Sethe não precisa acertar contas com a filha, e sim consigo mesma. Perdoar-se pelo ato assombroso é a única maneira de levar adiante sua vida. Por isso quando Paul D estava a ponto de trazer a felicidade, o fantasma ocupou a casa, lembrando a mãe de seu pecado ainda não (auto) perdoado.
E se podemos sentir o desmanche psíquico de Sethe, o mesmo não pode ser dito da jovem Amada, e esse é um dos poucos problemas do texto. A impressão é de que Toni Morrison pretendia imbuí-la de ambigüidade, como a mãe, alternando um sádico e cego desejo de vingança com uma paixão obcecada por sua genitora e assassina. Não é convincente. Quando é agressiva e vingativa, Amada soa mimada e birrenta. Quando é amorosa, parece afetada e exagerada. Dos outros personagens, vale destacar Paul D e seus flashbacks dos tempos de escravidão, estranhamente conformado com seu destino de negro e inquieto com o passo que tomará no dia seguinte. Aliás, os homens de Amada são descritos com curiosa naturalidade. Como se disse, sem traços de feminismo ou de rancor sexista. Assim como há brancos bondosos e negros grosseiros, sem estereótipos.

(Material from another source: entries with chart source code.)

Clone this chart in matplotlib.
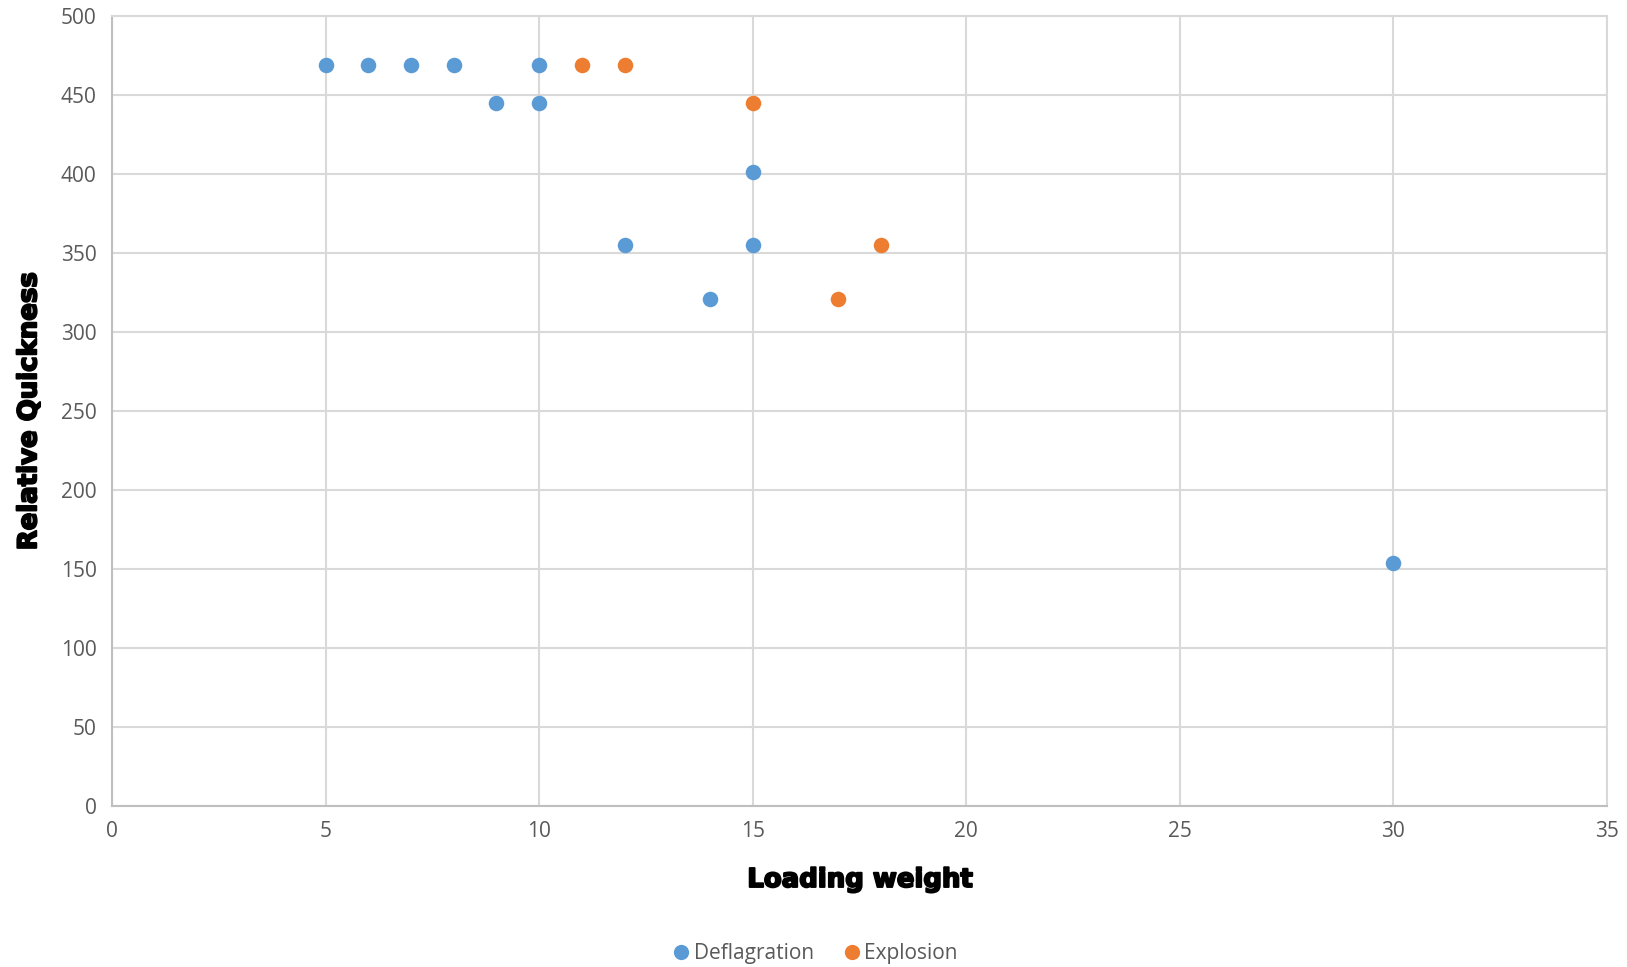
import matplotlib
matplotlib.use("Agg")
import matplotlib.pyplot as plt
import matplotlib.patheffects as pe
from matplotlib.lines import Line2D

# Loading weight vs. relative quickness
defl_x = [5, 6, 7, 8, 10, 9, 10, 15, 12, 15, 14, 30]
defl_y = [469, 469, 469, 469, 469, 445, 445, 401, 355, 355, 321, 154]
expl_x = [11, 12, 15, 18, 17]
expl_y = [469, 469, 445, 355, 321]
series_names = ["Deflagration", "Explosion"]
x_ticks = [0, 5, 10, 15, 20, 25, 30, 35]
y_ticks = [0, 50, 100, 150, 200, 250, 300, 350, 400, 450, 500]

BLUE = "#5B9BD5"
ORANGE = "#ED7D31"
GRID = "#D9D9D9"
TICK_COLOR = "#595959"

fig = plt.figure(figsize=(16.27, 9.67), dpi=100)
ax = fig.add_axes([0.0688, 0.1665, 0.9189, 0.8174])

ax.scatter(defl_x, defl_y, s=125, color=BLUE, zorder=3, linewidths=0)
ax.scatter(expl_x, expl_y, s=125, color=ORANGE, zorder=3, linewidths=0)

ax.set_xlim(x_ticks[0], x_ticks[-1])
ax.set_ylim(y_ticks[0], y_ticks[-1])
ax.set_xticks(x_ticks)
ax.set_yticks(y_ticks)
ax.grid(True, color=GRID, linewidth=1.5, zorder=0)
ax.set_axisbelow(True)

for side in ["top", "right"]:
    ax.spines[side].set_color(GRID)
    ax.spines[side].set_linewidth(1.5)
for side in ["left", "bottom"]:
    ax.spines[side].set_color("#BFBFBF")
    ax.spines[side].set_linewidth(1.5)

ax.tick_params(axis="both", length=0, labelsize=15, labelcolor=TICK_COLOR, pad=11)
for lbl in ax.get_xticklabels() + ax.get_yticklabels():
    lbl.set_fontfamily("Open Sans")

# Extra-heavy axis titles: bold face thickened with a stroke of the same colour
heavy = [pe.withStroke(linewidth=1.4, foreground="black")]
title_font = dict(family="DejaVu Sans", fontweight="bold", fontsize=18.7, color="black",
                  path_effects=heavy)
fig.text(0.5285, 0.090, "Loading weight", ha="center", va="center", **title_font)
fig.text(0.0180, 0.5745, "Relative Quickness", ha="center", va="center", rotation=90, **title_font)

handles = [
    Line2D([], [], marker="o", linestyle="none", markersize=11, markerfacecolor=BLUE, markeredgewidth=0),
    Line2D([], [], marker="o", linestyle="none", markersize=11, markerfacecolor=ORANGE, markeredgewidth=0),
]
fig.legend(handles, series_names, loc="center", bbox_to_anchor=(0.5005, 0.0138), ncol=2, frameon=False,
           prop=dict(family="Open Sans", size=15), labelcolor=TICK_COLOR,
           handletextpad=0.1, columnspacing=1.3, handlelength=1.0)

fig.savefig("out.png", dpi=100)
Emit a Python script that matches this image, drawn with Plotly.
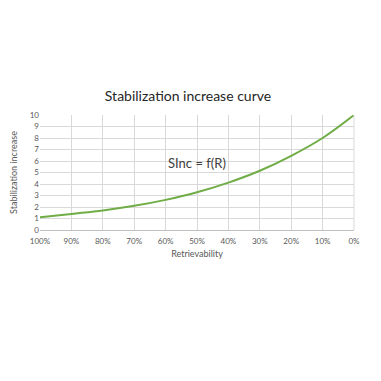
import plotly.graph_objects as go

retrievability = [100, 90, 80, 70, 60, 50, 40, 30, 20, 10, 0]
stab_increase = [1.1, 1.4, 1.7, 2.1, 2.62, 3.28, 4.12, 5.15, 6.45, 8.0, 10.0]
x_ticks = [100, 90, 80, 70, 60, 50, 40, 30, 20, 10, 0]
x_tick_labels = [f"{v}%" for v in x_ticks]
y_ticks = list(range(0, 11))

FONT = "Lato, Open Sans, sans-serif"

W, H = 381, 381
fig = go.Figure()
fig.add_trace(go.Scatter(
    x=retrievability, y=stab_increase, mode="lines",
    line=dict(color="#70ad47", width=2, shape="spline", smoothing=1.0),
    showlegend=False, hoverinfo="skip"))

fig.update_layout(
    width=W, height=H,
    margin=dict(l=32, r=35, t=107, b=159),
    paper_bgcolor="white", plot_bgcolor="white",
    title=dict(text="Stabilization increase curve", x=180 / W, xanchor="center",
               y=1 - 88 / H, yanchor="middle",
               font=dict(family=FONT, size=14, color="#262626")),
    xaxis=dict(range=[100, 0], tickvals=x_ticks, ticktext=x_tick_labels,
               automargin=False,
               showgrid=True, gridcolor="#d9d9d9", gridwidth=1,
               showline=True, linecolor="#bfbfbf", linewidth=1, mirror=False,
               zeroline=False, ticks="", ticklen=0, ticklabelstandoff=3,
               tickfont=dict(family=FONT, size=8, color="#595959"),
               title=dict(text="Retrievability", standoff=6,
                          font=dict(family=FONT, size=9, color="#595959"))),
    yaxis=dict(range=[0, 10], tickvals=y_ticks, automargin=False,
               showgrid=True, gridcolor="#d9d9d9", gridwidth=1,
               showline=False, zeroline=False, ticks="",
               tickfont=dict(family=FONT, size=8, color="#595959"),
               title=dict(text="Stabilization increase", standoff=12,
                          font=dict(family=FONT, size=9, color="#595959"))),
    annotations=[dict(text="SInc = f(R)", x=50, y=5.83, xref="x", yref="y",
                      showarrow=False,
                      font=dict(family=FONT, size=13, color="#404040"))],
)
fig.add_shape(type="line", xref="paper", yref="paper", x0=1, x1=1, y0=0, y1=1,
              line=dict(color="#d9d9d9", width=1))

fig.write_html("out.html")
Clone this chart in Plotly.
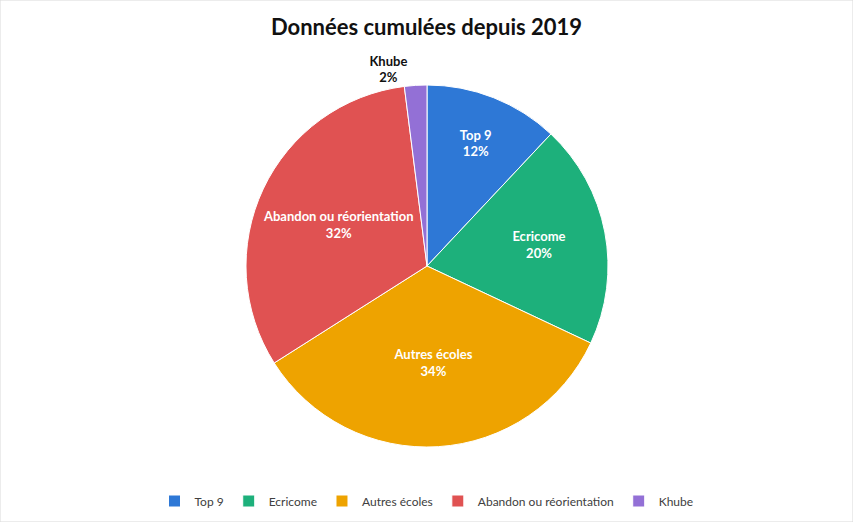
import plotly.graph_objects as go

categories = ["Top 9", "Ecricome", "Autres écoles", "Abandon ou réorientation", "Khube"]
valeurs = [12, 20, 34, 32, 2]
couleurs = ["#2E78D6", "#1DB07B", "#EEA300", "#E05252", "#9370D6"]
positions = ["inside", "inside", "inside", "inside", "outside"]
texte_couleurs = ["white", "white", "white", "white", "#111111"]

W, H = 853, 522

fig = go.Figure(go.Pie(
    labels=categories,
    values=valeurs,
    sort=False,
    direction="clockwise",
    rotation=0,
    marker=dict(colors=couleurs, line=dict(color="white", width=1)),
    texttemplate="<b>%{label}</b><br><b>%{percent:.0%}</b>",
    textposition=positions,
    insidetextorientation="horizontal",
    textfont=dict(family="Lato, Open Sans, sans-serif", size=13, color=texte_couleurs),
    domain=dict(x=[(427 - 181) / W, (427 + 181) / W], y=[1 - 447 / H, 1 - 85 / H]),
    hoverinfo="label+percent",
))

fig.update_layout(
    width=W, height=H,
    margin=dict(l=0, r=0, t=0, b=0),
    paper_bgcolor="white",
    font=dict(family="Lato, Open Sans, sans-serif", color="#404040"),
    title=dict(text="<b>Données cumulées depuis 2019</b>", x=0.5, xanchor="center",
               y=1 - 27 / H, yanchor="middle",
               font=dict(size=22, color="#111111")),
    showlegend=True,
    legend=dict(orientation="h", x=0.5, xanchor="center", y=1 - 501 / H, yanchor="middle",
                font=dict(size=12, color="#404040")),
    shapes=[dict(type="rect", xref="paper", yref="paper", x0=0, y0=0, x1=1, y1=1,
                 line=dict(color="#D9D9D9", width=1))],
)

# la page a une marge de 8px par défaut
fig.write_html("out.html", config={"displayModeBar": False},
               post_script="document.body.style.margin='0';")
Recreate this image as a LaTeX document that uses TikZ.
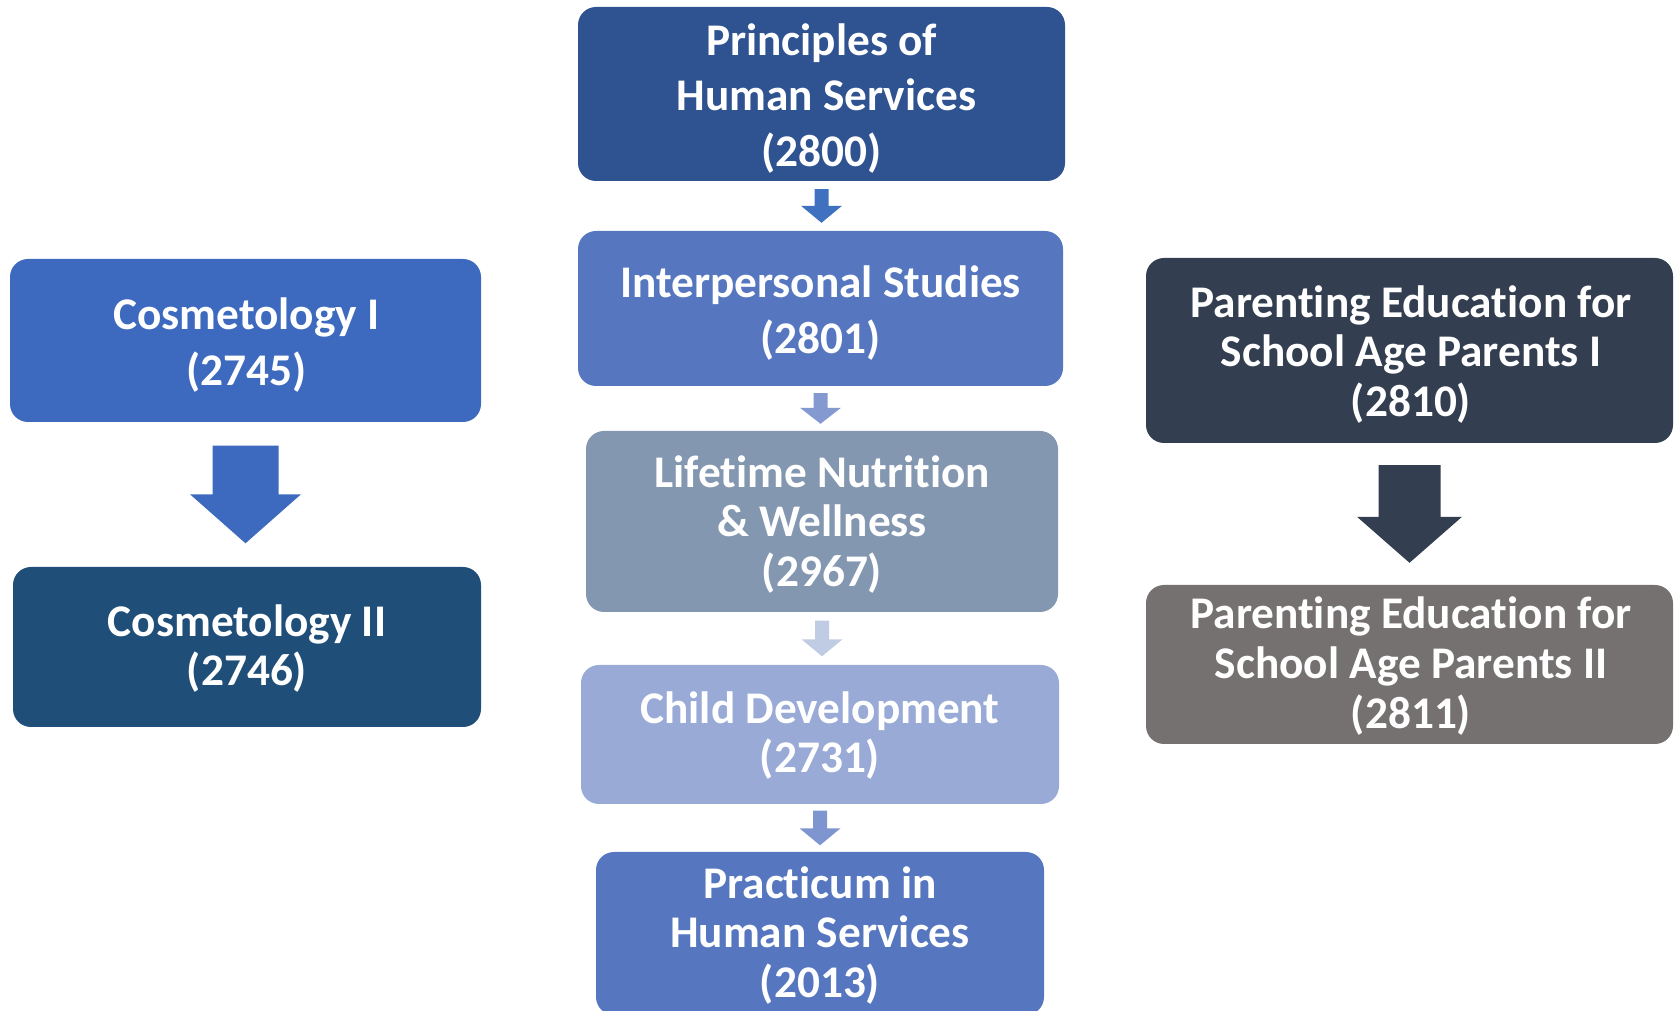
\documentclass[tikz,border=0pt]{standalone}
\usepackage{fontspec}
\setmainfont{Carlito}[Ligatures=NoCommon]
\usetikzlibrary{calc}
\definecolor{cA}{HTML}{2F5291}
\definecolor{cB}{HTML}{5677C0}
\definecolor{cC}{HTML}{8497B0}
\definecolor{cD}{HTML}{99AAD6}
\definecolor{cCos}{HTML}{3D6ABF}
\definecolor{cCosB}{HTML}{1F4E79}
\definecolor{cPE}{HTML}{333F50}
\definecolor{cPEB}{HTML}{767171}
\definecolor{aA}{HTML}{4071C0}
\definecolor{aB}{HTML}{8499D0}
\definecolor{aC}{HTML}{C0CBE4}
\definecolor{aD}{HTML}{7F95CF}
% #1 colour, #2 from node, #3 to node, #4 gap, #5 shaft half width, #6 head half width, #7 head length
\newcommand{\blkarr}[7]{%
  \path (#2.south) ++(0,-#4) coordinate (s) (#2.south |- #3.north) ++(0,#4) coordinate (e);
  \fill[#1] ($(s)+(-#5,0)$) -- ($(s)+(#5,0)$) -- ($(e)+(#5,#7)$) -- ($(e)+(#6,#7)$) -- (e)
     -- ($(e)+(-#6,#7)$) -- ($(e)+(-#5,#7)$) -- cycle;}
\tikzset{
  box/.style={rounded corners=18pt, inner sep=0pt},
  txt/.style={inner sep=0pt, align=center, text=white,
    font=\fontsize{45.3}{55.5}\selectfont\bfseries},
  tight/.style={font=\fontsize{45.3}{49.6}\selectfont\bfseries},
}
\begin{document}
\begin{tikzpicture}[x=1pt,y=1pt]
\useasboundingbox (0,0) rectangle (1674,1010);
\clip (0,0) rectangle (1674,1010);
% centre column
\node[box, fill=cA, minimum width=487, minimum height=174] (p1) at (821.5,916) {};
\node[txt] (p1t) at ($(p1)+(0,-4.3)$) {Principles of\\\hspace*{10pt}Human Services\\(2800)};
\node[box, fill=cB, minimum width=485, minimum height=155] (p2) at (820.5,701.5) {};
\node[txt] (p2t) at ($(p2)+(0,-4.3)$) {Interpersonal Studies\\(2801)};
\node[box, fill=cC, minimum width=472, minimum height=181] (p3) at (822,488.5) {};
\node[txt, tight] (p3t) at ($(p3)+(0,-2.7)$) {Lifetime Nutrition\\\& Wellness\\(2967)};
\node[box, fill=cD, minimum width=478, minimum height=139] (p4) at (820,275.5) {};
\node[txt, tight] (p4t) at ($(p4)+(0,-1)$) {Child Development\\(2731)};
\node[box, fill=cB, minimum width=448, minimum height=163] (p5) at (820,76.5) {};
\node[txt, tight] (p5t) at ($(p5)+(0,-2)$) {Practicum in\\Human Services\\(2013)};
% left column
\node[box, fill=cCos, minimum width=471, minimum height=163] (c1) at (245.5,669.5) {};
\node[txt] (c1t) at ($(c1)+(1,-4.3)$) {Cosmetology I\\(2745)};
\node[box, fill=cCosB, minimum width=468, minimum height=160] (c2) at (247,363) {};
\node[txt, tight] (c2t) at ($(c2)+(0,-1.6)$) {Cosmetology II\\(2746)};
% right column
\node[box, fill=cPE, minimum width=527, minimum height=185] (e1) at (1409.5,659.5) {};
\node[txt, tight] (e1t) at ($(e1)+(1.5,-3.7)$) {Parenting Education for\\School Age Parents I\\(2810)};
\node[box, fill=cPEB, minimum width=527, minimum height=159] (e2) at (1409.5,345.5) {};
\node[txt, tight] (e2t) at ($(e2)+(1.5,-1.6)$) {Parenting Education for\\School Age Parents II\\(2811)};
% arrows
\blkarr{aA}{p1}{p2}{8}{7}{20.5}{17}
\blkarr{aB}{p2}{p3}{7}{7}{20.5}{16}
\blkarr{aC}{p3}{p4}{8.5}{7}{20.5}{17}
\blkarr{aD}{p4}{p5}{6.5}{7}{20.5}{17}
\blkarr{cCos}{c1}{c2}{23.5}{33}{55.5}{49}
\blkarr{cPE}{e1}{e2}{22}{31}{52.5}{46}
\end{tikzpicture}
\end{document}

Morrison só volta a errar no final, quando Amada é finalmente expulsa do 124. O desfecho se desenrola rápido demais, sem o devido confronto final entre mãe e filha. Sethe acaba redimida por outras mãos. O esperado mergulho interno que a libertaria dos próprios demônios é abortado — estranho, pois os conflitos são construídos aos poucos e encerrados tão às pressas. O defeito, todavia, não arranha a autoridade do livro, imerso em um intranqüilo, e por isso mesmo sedutor, clima de arrependimento e perda. Mesmo redimida, Sethe sabe que o tempo é traiçoeiro, melindroso: “Mesmo que eu não pense, mesmo que eu morra, a imagem do que eu fiz, ou do que eu sabia, ou vi, ainda fica lá. Bem no lugar onde a coisa aconteceu”.